# new lights, t5 6700k, opinions wanted



## pbucch (Nov 18, 2008)

What do you guys think of this for my 55 gallon?

1.5 caps of flourish a day
pool filter sand
flourish root tabs

Can I run this light as it is? or do I ned to put the tops back on my tank?

No CO2 yet, I found an old welding tank in my garage, I am in the process of piecing a kit together, trying to keep it under $100.

Heres the pics:


























The lids i can put back on, if necessary, I like the look without them....










Here is a new plant im trying to get a carpet out of. according to my man at magic pet shop, I need to keep it trimmed short and it should look to grow laterally.


----------



## maknwar (Jul 16, 2007)

looks good. Maybe spread out some of the plants instead of having them all bunched together. What did you buy the tall plant on the back left as?


----------



## Piranha Guru (Nov 24, 2005)

Get all glass lids. It will save your light and prevent a lot of evaporative water loss (not to mention keep the fish in the tank). I hope by dosing Fluorish you mean Fluorish Excel! If that is the case, then you should be okay without CO2. Fluorish Comprehensive should only need to be dosed a couple times a week at 1 cap.


----------



## DiPpY eGgS (Mar 6, 2005)

I agree that you need to back off your flourish dosing. Also, you need to make sure your nitrates and phosphates don't bottom out by checking water params.

I also agree that the plant you want to carpet will do so much better, and faster, if it was spread out instead of bunched together.
I have a massive carpet of the same plant. If you buch it up, it will try to outcompete itself and mostly grow vertically instead of laterally.

I planted it 1 branch for every 1" Where I wanted it to carpet. Hope that helped


----------



## pbucch (Nov 18, 2008)

Thanks for the tips. I will look into the glass lids, maybe at hte swap meet in february.

I am talking about flourish excel, *is a cap a day ok? put it in after the lights go out?*

plant in the back left is a giant hairgrass.

It will need to be rescaped, I wanted to grow a thick section on one side and have it more open on the other, I will be working on it soon. My excuse is that I had 5 rbps in there until yesterday, and they would frequently whip around and uproot a lot of the plants, so I would just quickly stick the stalks back in.

I am nervous to take that small new plant out of the pot, but dippy, I will take your word for it man. I will attempt this within the next two days. My plan is to find a piece of driftwood, prepare that, and then rescape. I am off to read my Amano principles of scaping book now.

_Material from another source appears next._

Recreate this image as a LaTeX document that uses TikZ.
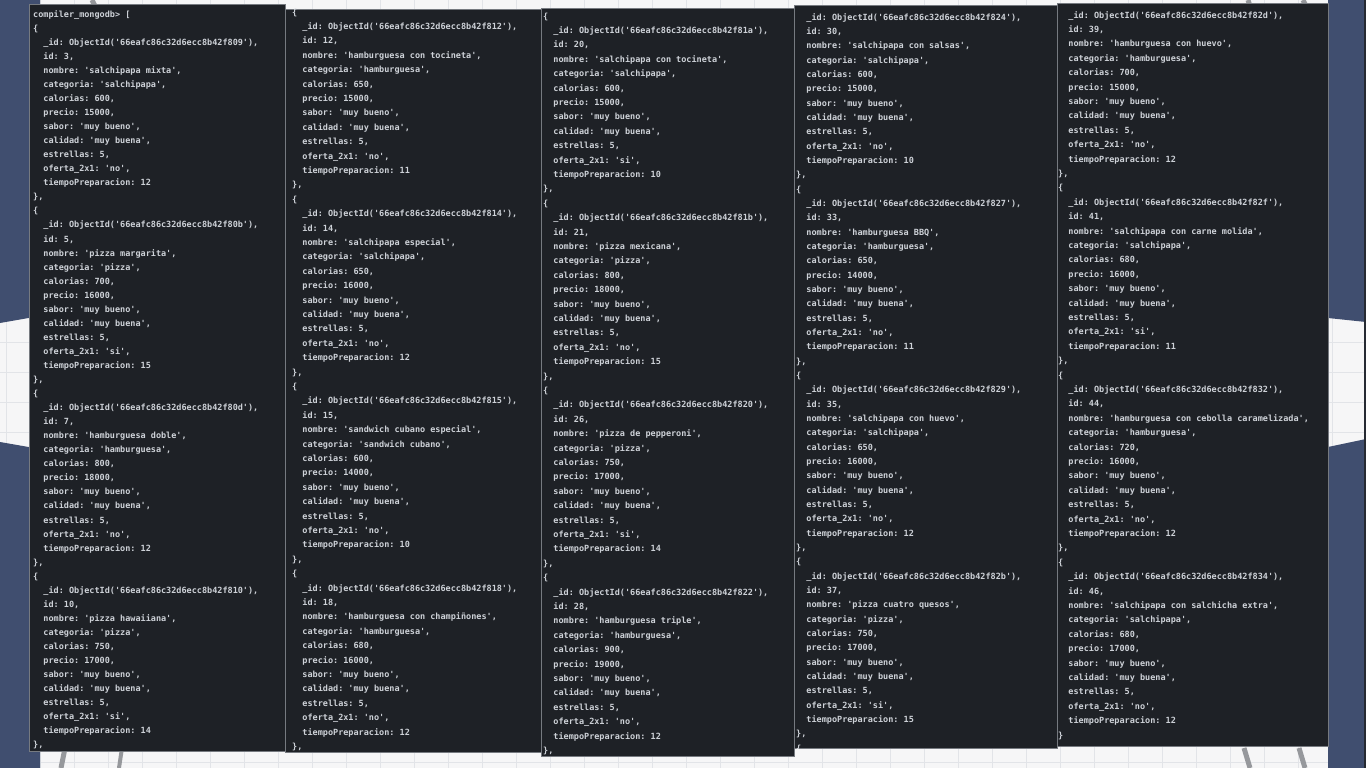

I am thinking about consolidating the microswords into one area, I am confident they will begin to grow with this new light. I will keep this thread updated.


----------



## maknwar (Jul 16, 2007)

follow the directions on the bottle of the excel. Its like 1 cap for every 10 gallons initially than after that just 1 cap per 50 gallons every day or every other day.


----------



## roccov12345 (Sep 26, 2008)

I have the same lamp as you on my 55 gallon, works like a charm, nice good growth. I don't have glass lids at the moment but I do have a canopy. I would get the glass lids, the water spray and evaporation gets into the fixture.


----------



## Ibanez247 (Nov 9, 2006)

Looks nice. I would get a lid as others have said. IT keeps the water from evaporating so quick in the winter months and its a good safety thing so you dont have to worry about the light falling in or getting water splashed on it. As far as dosings go. I dose excel everyday 1 capful in my 55. It says to dose 1 cap for every 10 gallons on water changes greater than 40% I believe at work so I cant look at my bottle heh. I also dose flourish comprehensive once a week. Been using both in my 125 for two years as well and always had good luck. For some reason my vals didnt like the excel though. They basically melted. Could have been something else but thats what happened. Will look nice when you get a blanket going.


----------



## Piranha Guru (Nov 24, 2005)

maknwar said:


> follow the directions on the bottle of the excel. Its like 1 cap for every 10 gallons initially than after that just 1 cap per 50 gallons every day or every other day.


You can safely add 1-2 caps for your 55g. I overdose my Excel tanks a bit to keep algae at bay and in case I miss a day.


----------



## pbucch (Nov 18, 2008)

hell yeah, thanks for the responses guys I appreciate it. Ive got tons of driftwood here, but its all from the long island sound, I am going to see what is necessary to get it ready for my aquarium tonight. Thats when the replanting will be going down.


----------